CEO Douglas Prothero cited the $5,600 price at a Seatrade Cruise Global news conference in which he laid out some new details of the Ritz-Carlton ship, itineraries and its brand marketing strategy.

“In terms of price point, we will be at a slight premium to the market,” Prothero said. “We think because it is an intimate [ship] by Ritz-Carlton that the market will bear that. Our research tells us it will. But it’s not a surprisingly large number at all. People, when we tell them, say it’s less than they expected it to be.”

Competitors of the 298-passenger Ritz-Carlton ship will include the 112-passenger ships of SeaDream Yacht Club. An online price check of seven-day SeaDream Med itineraries this summer revealed a midlevel suite price of $5,699.

Another luxury line, Silversea Cruises, said a suite on its Silver Spirit, currently being overhauled in drydock in Sicily, will cost $5,600 on its first seven-day voyage after upgrades are completed in May.

Prothero said the new brand, a joint venture of Marriott Corp.’s Ritz-Carlton chain and investment firm Oaktree Capital Management, will begin sailing in November 2019 in the southern Caribbean.

After a series of seven- and 10-day voyages there, it will move to the Adriatic in the spring of 2020, sail the Mediterranean and up to northern Europe and the Baltic from July through September before offering Canada/New England itineraries in the fall of 2020.

A second ship will add itineraries for the St. Lawrence Seaway and Great Lakes in the summer, while a third will go to Asia, Prothero said.

A sample itinerary in the Caribbean, he said, might include St. Lucia, Bequia, Mustique and Tobago Cays. All are small islands within a leisurely sail of each other and more likely to be visited by yachts than by cruise ships.

Prothero said the features that will differentiate Ritz-Carlton include service staff trained in the Ritz-Carlton service tradition (“ladies and gentlemen serving ladies and gentlemen”), a higher percentage of larger suites and the sleek look of the ship.

The accommodations include two Owner’s suites, 12 Loft suits, 18 Grand suites, 27 Signature suites and 90 Terrace suites. The Loft suites are duplexes, with bedrooms on the lower level, built so that the ship could be all-balcony.
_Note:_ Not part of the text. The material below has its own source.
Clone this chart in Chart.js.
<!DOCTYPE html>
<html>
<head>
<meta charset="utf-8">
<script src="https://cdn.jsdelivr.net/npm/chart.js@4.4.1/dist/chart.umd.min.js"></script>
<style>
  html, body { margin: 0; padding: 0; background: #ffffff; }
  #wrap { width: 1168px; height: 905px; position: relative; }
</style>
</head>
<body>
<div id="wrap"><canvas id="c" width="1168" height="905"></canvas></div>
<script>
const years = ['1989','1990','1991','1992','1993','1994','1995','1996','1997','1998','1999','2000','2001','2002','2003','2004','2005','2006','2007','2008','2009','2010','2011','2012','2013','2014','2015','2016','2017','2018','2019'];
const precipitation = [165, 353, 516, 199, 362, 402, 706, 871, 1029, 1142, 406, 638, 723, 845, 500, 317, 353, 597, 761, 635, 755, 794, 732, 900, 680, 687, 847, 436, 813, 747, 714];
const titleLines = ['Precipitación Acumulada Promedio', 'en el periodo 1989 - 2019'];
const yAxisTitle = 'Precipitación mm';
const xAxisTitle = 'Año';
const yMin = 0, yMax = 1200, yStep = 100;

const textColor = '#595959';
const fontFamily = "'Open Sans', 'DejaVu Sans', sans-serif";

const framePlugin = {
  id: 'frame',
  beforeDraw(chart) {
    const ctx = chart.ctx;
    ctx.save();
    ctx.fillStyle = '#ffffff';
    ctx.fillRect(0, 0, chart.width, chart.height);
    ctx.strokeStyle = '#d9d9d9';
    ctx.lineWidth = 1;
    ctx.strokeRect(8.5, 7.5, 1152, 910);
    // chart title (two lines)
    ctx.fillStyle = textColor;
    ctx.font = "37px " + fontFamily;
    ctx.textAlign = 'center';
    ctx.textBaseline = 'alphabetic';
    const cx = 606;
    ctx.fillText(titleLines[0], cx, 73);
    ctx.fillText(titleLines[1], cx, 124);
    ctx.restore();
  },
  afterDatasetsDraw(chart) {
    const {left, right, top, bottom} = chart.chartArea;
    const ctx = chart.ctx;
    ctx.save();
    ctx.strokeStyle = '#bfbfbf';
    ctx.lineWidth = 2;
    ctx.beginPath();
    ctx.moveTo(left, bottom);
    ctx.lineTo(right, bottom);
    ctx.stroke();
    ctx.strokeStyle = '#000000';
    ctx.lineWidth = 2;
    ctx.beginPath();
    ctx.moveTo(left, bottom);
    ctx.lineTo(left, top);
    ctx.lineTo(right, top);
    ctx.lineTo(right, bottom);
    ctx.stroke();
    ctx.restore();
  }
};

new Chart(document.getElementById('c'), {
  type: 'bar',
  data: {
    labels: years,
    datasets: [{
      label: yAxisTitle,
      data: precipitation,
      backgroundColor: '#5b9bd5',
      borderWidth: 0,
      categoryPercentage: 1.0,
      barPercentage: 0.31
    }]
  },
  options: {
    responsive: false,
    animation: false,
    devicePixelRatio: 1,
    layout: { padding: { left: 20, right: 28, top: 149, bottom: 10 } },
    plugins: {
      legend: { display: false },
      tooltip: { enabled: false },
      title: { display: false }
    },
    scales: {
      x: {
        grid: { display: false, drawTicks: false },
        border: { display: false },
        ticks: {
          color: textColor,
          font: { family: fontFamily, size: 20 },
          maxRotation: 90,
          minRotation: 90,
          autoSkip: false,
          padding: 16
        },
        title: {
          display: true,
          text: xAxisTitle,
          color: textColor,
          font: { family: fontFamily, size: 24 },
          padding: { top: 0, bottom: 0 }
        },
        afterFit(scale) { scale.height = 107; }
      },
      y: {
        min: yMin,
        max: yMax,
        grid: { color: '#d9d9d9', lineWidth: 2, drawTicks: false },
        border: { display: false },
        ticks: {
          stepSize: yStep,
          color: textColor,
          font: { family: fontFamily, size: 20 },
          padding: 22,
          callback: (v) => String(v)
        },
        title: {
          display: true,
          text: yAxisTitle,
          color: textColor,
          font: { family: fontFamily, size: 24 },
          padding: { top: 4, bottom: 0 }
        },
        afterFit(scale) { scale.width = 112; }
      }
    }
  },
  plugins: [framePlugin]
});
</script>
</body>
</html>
The Terrace suites can be combined to reduce the total number of suites from 149 to 107 for charters.

The five dining venues on the ship will include a main dining room, as yet unnamed, that seats 140; an Asian fusion restaurant; a poolside grill; a seafood grill; and Aqua, a restaurant being developed by three-star Michelin chef Sven Elverfeld, who runs a restaurant by that name at the Ritz-Carlton hotel in Wolfsburg, Germany.

Prothero said the sales staff is currently marketing charters, but that will end soon for the 2019/20 season. “Once we go on sale for FIT, that’s it,” he said. “We will never walk or bounce FIT guests for charters.”
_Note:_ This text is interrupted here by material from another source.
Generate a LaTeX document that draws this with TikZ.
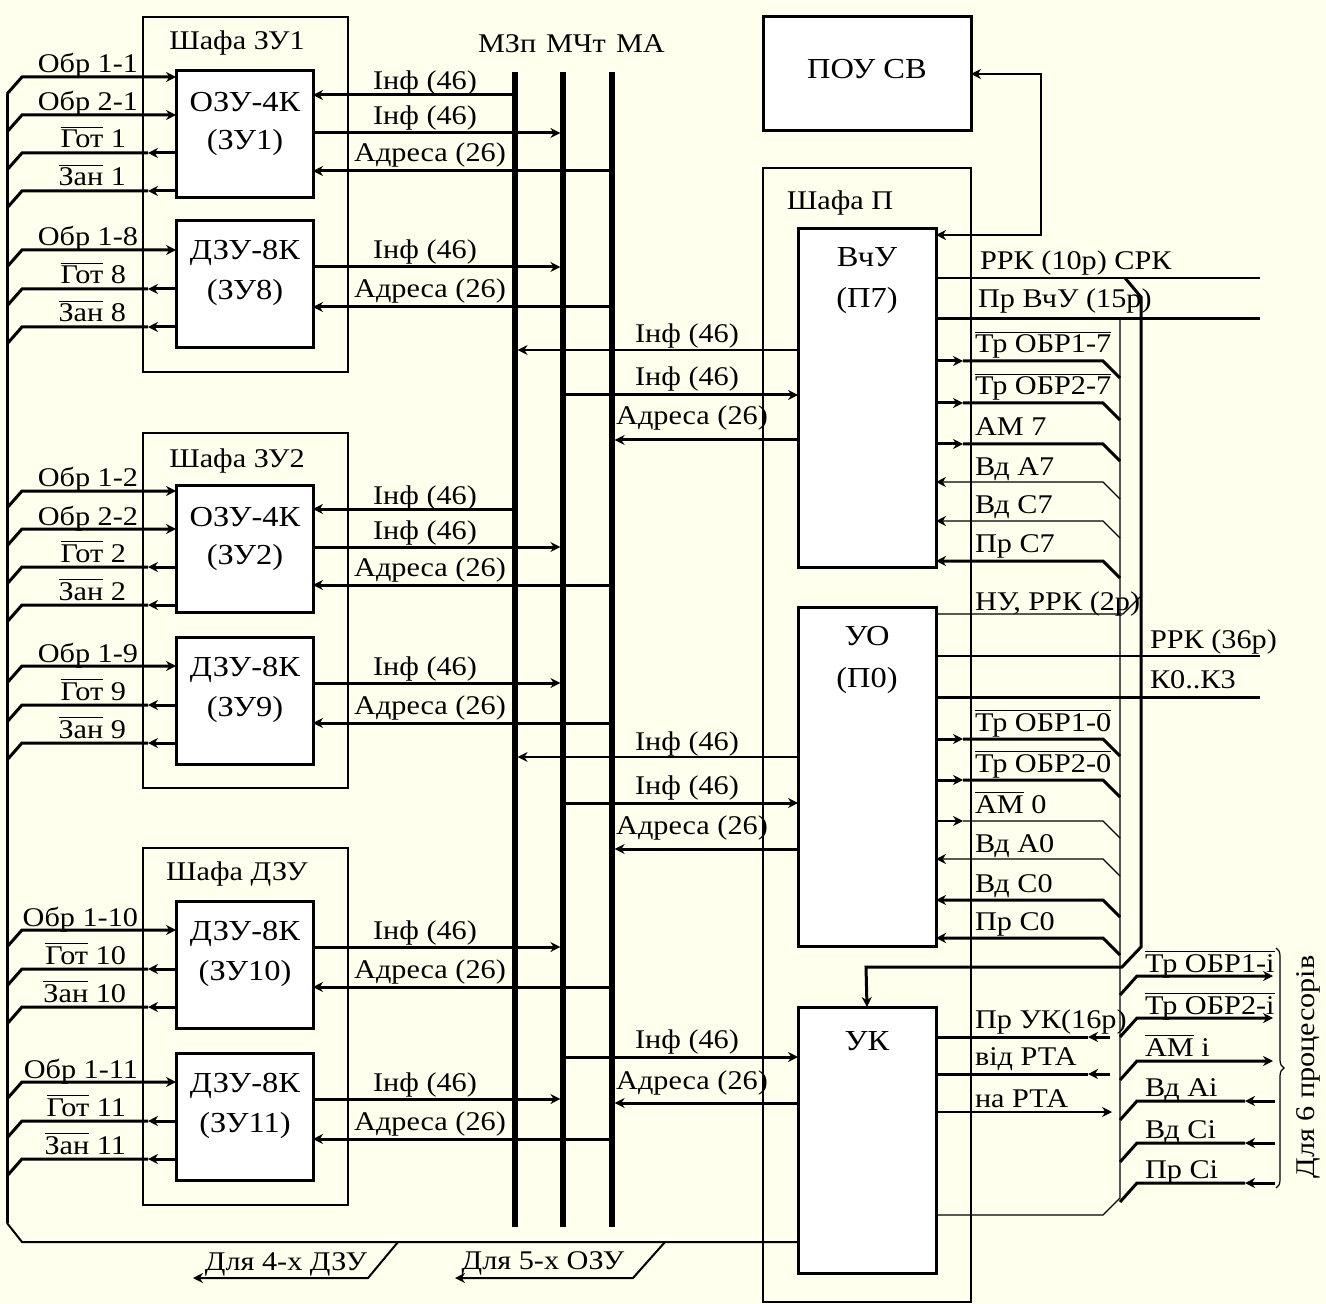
\documentclass[tikz,border=0pt]{standalone}
\usepackage{fontspec}
\setmainfont[FakeStretch=1.12]{Liberation Serif}
\usetikzlibrary{arrows.meta,decorations.pathreplacing}
\definecolor{cream}{RGB}{255,255,238}
\newcommand{\ovl}[1]{$\overline{\hbox{#1}}$}

\begin{document}
\begin{tikzpicture}
[x=0.5pt,y=-0.5pt
,every node/.style={font=\fontsize{13.5}{20}\selectfont,inner sep=0pt,outer sep=0pt}
,shafa/.style={draw,line width=1.3pt,anchor=north west}
,blk/.style={draw,line width=1.5pt,fill=white,anchor=north west,minimum width=68.5pt}
,bt/.style={anchor=base,font=\fontsize{14.5}{20}\selectfont}
,bus/.style={line width=2.6pt}
,sig/.style={line width=1.5pt}
,msig/.style={line width=1pt}
,tsig/.style={line width=0.6pt}
,ar/.style={arrows={-Stealth[length=5pt,width=5pt]}}
,ra/.style={arrows={Stealth[length=5pt,width=5pt]-}}
,ba/.style={arrows={Stealth[length=5pt,width=5pt]-Stealth[length=5pt,width=5pt]}}
,tob/.style={shorten >=1.3pt}
,lb/.style={anchor=base}
,lbw/.style={anchor=base west}
,lbe/.style={anchor=base east}
]
\fill[cream] (0,0) rectangle (1326,1304);

% cabinets
\node[shafa,minimum width=102.5pt,minimum height=177.5pt] (sh1) at (143,17) {};
\node[shafa,minimum width=102.5pt,minimum height=177.5pt] (sh2) at (143,433) {};
\node[shafa,minimum width=102.5pt,minimum height=178.5pt] (sh3) at (143,848) {};
\node[shafa,minimum width=104pt,minimum height=567pt] (shp) at (763,168) {};
\node[lb] (sh1t) at (237,50) {Шафа ЗУ1};
\node[lb] (sh2t) at (237,467) {Шафа ЗУ2};
\node[lb] (sh3t) at (237,880) {Шафа ДЗУ};
\node[lb] (shpt) at (840,210) {Шафа П};

% buses
\coordinate (mzp) at (515,72);
\coordinate (mcht) at (563,72);
\coordinate (ma) at (612,72);
\draw[bus] (mzp) -- (mzp |- 0,1227);
\draw[bus] (mcht) -- (mcht |- 0,1227);
\draw[bus] (ma) -- (ma |- 0,1227);
\node[lbw] (mzpt) at (478,53) {МЗп};
\node[lbw] (mchtt) at (546,53) {МЧт};
\node[lbw] (mat) at (616,53) {МА};

% processor blocks
\node[blk,minimum width=104pt,minimum height=57pt] (pou) at (763,17) {};
\node[bt] (pout) at (867,79) {ПОУ СВ};
\node[blk,minimum width=69pt,minimum height=169pt] (vchu) at (798,229) {};
\node[bt] (vchut1) at (867,267) {ВчУ};
\node[bt] (vchut2) at (867,308) {(П7)};
\node[blk,minimum width=69pt,minimum height=169.5pt] (uo) at (798,607) {};
\node[bt] (uot1) at (867,645) {УО};
\node[bt] (uot2) at (867,687) {(П0)};
\node[blk,minimum width=69pt,minimum height=133pt] (uk) at (798,1007) {};
\node[bt] (ukt) at (867,1050) {УК};

% common line of the memory signals
\draw[sig] (7,94) -- (7,1223);
\draw[msig] (7,1223) -- (22,1242) -- (uk.west |- 0,1242);
\draw[msig,ar] (398,1242) -- (368,1278) -- (193,1278);
\draw[msig,ar] (665,1242) -- (633,1278) -- (455,1278);
\node[lb] (d4) at (286,1270) {Для 4-х ДЗУ};
\node[lb] (d5) at (543,1269) {Для 5-х ОЗУ};

% OZU blocks
\foreach \bk/\ty/\nr in {zu1/71/1,zu2/485/2}{
  \node[blk,minimum height=63.5pt] (\bk) at (176,\ty) {};
  \node[bt] (\bk-t1) at (245,\ty+41) {ОЗУ-4К};
  \node[bt] (\bk-t2) at (245,\ty+79) {(ЗУ\nr)};
  \draw[sig,ar] (7,\ty+23) -- (22,\ty+6) -- (\bk.west |- 0,\ty+6);
  \draw[sig,ar] (7,\ty+61) -- (22,\ty+44) -- (\bk.west |- 0,\ty+44);
  \draw[sig,ar] (\bk.west |- 0,\ty+82) -- (148,\ty+82);
  \draw[sig] (148,\ty+82) -- (22,\ty+82) -- (7,\ty+99);
  \draw[sig,ar] (\bk.west |- 0,\ty+120) -- (148,\ty+120);
  \draw[sig] (148,\ty+120) -- (22,\ty+120) -- (7,\ty+137);
  \node[lbe] (\bk-o1) at (138,\ty+2) {Обр 1-\nr};
  \node[lbe] (\bk-o2) at (138,\ty+40) {Обр 2-\nr};
  \node[lbe] (\bk-g) at (126,\ty+77) {\ovl{Гот} \nr};
  \node[lbe] (\bk-z) at (126,\ty+115) {\ovl{Зан} \nr};
  \draw[sig,ar] (mzp |- 0,\ty+24) -- (\bk.east |- 0,\ty+24);
  \draw[sig,ar,tob] (\bk.east |- 0,\ty+62) -- (mcht |- 0,\ty+62);
  \draw[sig,ar] (ma |- 0,\ty+100) -- (\bk.east |- 0,\ty+100);
  \node[lb] (\bk-i1) at (425,\ty+19) {Інф (46)};
  \node[lb] (\bk-i2) at (425,\ty+54) {Інф (46)};
  \node[lb] (\bk-a) at (430,\ty+91) {Адреса (26)};
}

% DZU blocks
\foreach \bk/\ty/\nr in {zu8/221/8,zu9/637/9,zu10/901/10,zu11/1053/11}{
  \node[blk,minimum height=63.5pt] (\bk) at (176,\ty) {};
  \node[bt] (\bk-t1) at (245,\ty+39) {ДЗУ-8К};
  \node[bt] (\bk-t2) at (245,\ty+79) {(ЗУ\nr)};
  \draw[sig,ar] (7,\ty+46) -- (22,\ty+29) -- (\bk.west |- 0,\ty+29);
  \draw[sig,ar] (\bk.west |- 0,\ty+68) -- (148,\ty+68);
  \draw[sig] (148,\ty+68) -- (22,\ty+68) -- (7,\ty+85);
  \draw[sig,ar] (\bk.west |- 0,\ty+106) -- (148,\ty+106);
  \draw[sig] (148,\ty+106) -- (22,\ty+106) -- (7,\ty+123);
  \node[lbe] (\bk-o1) at (138,\ty+25) {Обр 1-\nr};
  \node[lbe] (\bk-g) at (126,\ty+63) {\ovl{Гот} \nr};
  \node[lbe] (\bk-z) at (126,\ty+101) {\ovl{Зан} \nr};
  \draw[sig,ar,tob] (\bk.east |- 0,\ty+46) -- (mcht |- 0,\ty+46);
  \draw[sig,ar] (ma |- 0,\ty+86) -- (\bk.east |- 0,\ty+86);
  \node[lb] (\bk-i) at (425,\ty+38) {Інф (46)};
  \node[lb] (\bk-a) at (430,\ty+77) {Адреса (26)};
}

% processors to the buses
\draw[tsig,ar,tob] (vchu.west |- 0,350) -- (mzp |- 0,350);
\draw[sig,ar] (mcht |- 0,395) -- (vchu.west |- 0,395);
\draw[sig,ar,tob] (vchu.west |- 0,440) -- (ma |- 0,440);
\draw[tsig,ar,tob] (uo.west |- 0,757) -- (mzp |- 0,757);
\draw[sig,ar] (mcht |- 0,803) -- (uo.west |- 0,803);
\draw[sig,ar,tob] (uo.west |- 0,849) -- (ma |- 0,849);
\draw[sig,ar] (mcht |- 0,1057) -- (uk.west |- 0,1057);
\draw[sig,ar,tob] (uk.west |- 0,1103) -- (ma |- 0,1103);
\node[lb] (vi1) at (687,343) {Інф (46)};
\node[lb] (vi2) at (687,386) {Інф (46)};
\node[lb] (va) at (692,425) {Адреса (26)};
\node[lb] (ui1) at (687,750) {Інф (46)};
\node[lb] (ui2) at (687,794) {Інф (46)};
\node[lb] (ua) at (692,834) {Адреса (26)};
\node[lb] (ki) at (687,1048) {Інф (46)};
\node[lb] (ka) at (692,1089) {Адреса (26)};

% ПОУ СВ link
\draw[msig,ba] (vchu.east |- 0,235) -- (1041,235) -- (1041,74) -- (pou.east |- 0,74);

% control lines on the right
\draw[tsig] (vchu.east |- 0,278) -- (1260,278);
\draw[sig] (vchu.east |- 0,319) -- (1260,319);
\node[lbw] (rrk10) at (980,270) {РРК (10р) СРК};
\node[lbw] (prv) at (978,308) {Пр ВчУ (15р)};
\draw[sig,ar] (1125,278) -- (1141,297) -- (1141,947) -- (1122,967) -- (866,967) -- (uk.north);
\draw[tsig] (1120,319) -- (1120,1198) -- (1103,1215) -- (uk.east |- 0,1215);

\foreach \bk/\y/\s in {vchu/361/sig,vchu/403/sig,vchu/444/sig,uo/739/sig,uo/780/sig,uo/821/tsig}{
  \draw[\s,ar] (\bk.east |- 0,\y) -- (963,\y);
  \draw[\s] (963,\y) -- (1103,\y) -- (1120,\y+17);
}
\foreach \bk/\y/\s in {vchu/482/tsig,vchu/521/tsig,vchu/561/sig,uo/859/tsig,uo/900/sig,uo/938/sig}{
  \draw[\s,ra] (\bk.east |- 0,\y) -- (1103,\y) -- (1120,\y+17);
}
\node[lbw] (v1) at (975,353) {\ovl{Тр ОБР1-7}};
\node[lbw] (v2) at (975,395) {\ovl{Тр ОБР2-7}};
\node[lbw] (v3) at (975,436) {АМ 7};
\node[lbw] (v4) at (975,475) {Вд А7};
\node[lbw] (v5) at (975,513) {Вд С7};
\node[lbw] (v6) at (975,552) {Пр С7};
\node[lbw] (u1) at (975,731) {\ovl{Тр ОБР1-0}};
\node[lbw] (u2) at (975,772) {\ovl{Тр ОБР2-0}};
\node[lbw] (u3) at (975,813) {\ovl{АМ} 0};
\node[lbw] (u4) at (975,852) {Вд А0};
\node[lbw] (u5) at (975,892) {Вд С0};
\node[lbw] (u6) at (975,930) {Пр С0};

\draw[tsig] (uo.east |- 0,614) -- (1123,614) -- (1141,596);
\draw[tsig] (uo.east |- 0,656) -- (1260,656);
\draw[sig] (uo.east |- 0,697) -- (1260,697);
\node[lbw] (nu) at (975,610) {НУ, РРК (2р)};
\node[lbw] (rrk36) at (1150,648) {РРК (36р)};
\node[lbw] (k03) at (1150,688) {К0..К3};

% УК signals
\draw[sig] (uk.east |- 0,1037) -- (1088,1037);
\draw[sig,ra] (1088,1037) -- (1110,1037);
\draw[sig] (uk.east |- 0,1074) -- (1088,1074);
\draw[sig,ra] (1088,1074) -- (1110,1074);
\draw[tsig,ar] (uk.east |- 0,1112) -- (1112,1112);
\node[lbw] (pruk) at (975,1028) {Пр УК(16р)};
\node[lbw] (vrta) at (975,1065) {від РТА};
\node[lbw] (nrta) at (975,1107) {на РТА};

% processors
\foreach \y in {976,1018,1061}{
  \draw[sig,ar] (1120,\y+19) -- (1137,\y) -- (1273,\y);
}
\foreach \y in {1101,1143,1183}{
  \draw[sig] (1120,\y+19) -- (1137,\y) -- (1245,\y);
  \draw[sig,ra] (1245,\y) -- (1275,\y);
}
\node[lbw] (p1) at (1145,972) {\ovl{Тр ОБР1-i}};
\node[lbw] (p2) at (1145,1014) {\ovl{Тр ОБР2-i}};
\node[lbw] (p3) at (1145,1056) {\ovl{АМ} i};
\node[lbw] (p4) at (1145,1096) {Вд Аi};
\node[lbw] (p5) at (1145,1138) {Вд Сi};
\node[lbw] (p6) at (1145,1178) {Пр Сi};
\draw[tsig,decorate,decoration={brace,amplitude=4pt}] (1276,948) -- (1276,1188);
\node[rotate=90] (n6) at (1308,1067) {Для 6 процесорів};
\end{tikzpicture}
\end{document}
When the fleet reaches three ships, he said, he expects 25% to 30% of the business will be charter. Voyage sales open in May for Marriott Rewards program members and in June for all others.

Prothero expects many bookings to come through Marriott channels. He said the sales staff at the Coconut Grove headquarters is focused on “that segment that doesn’t have contact with the hotel segment.”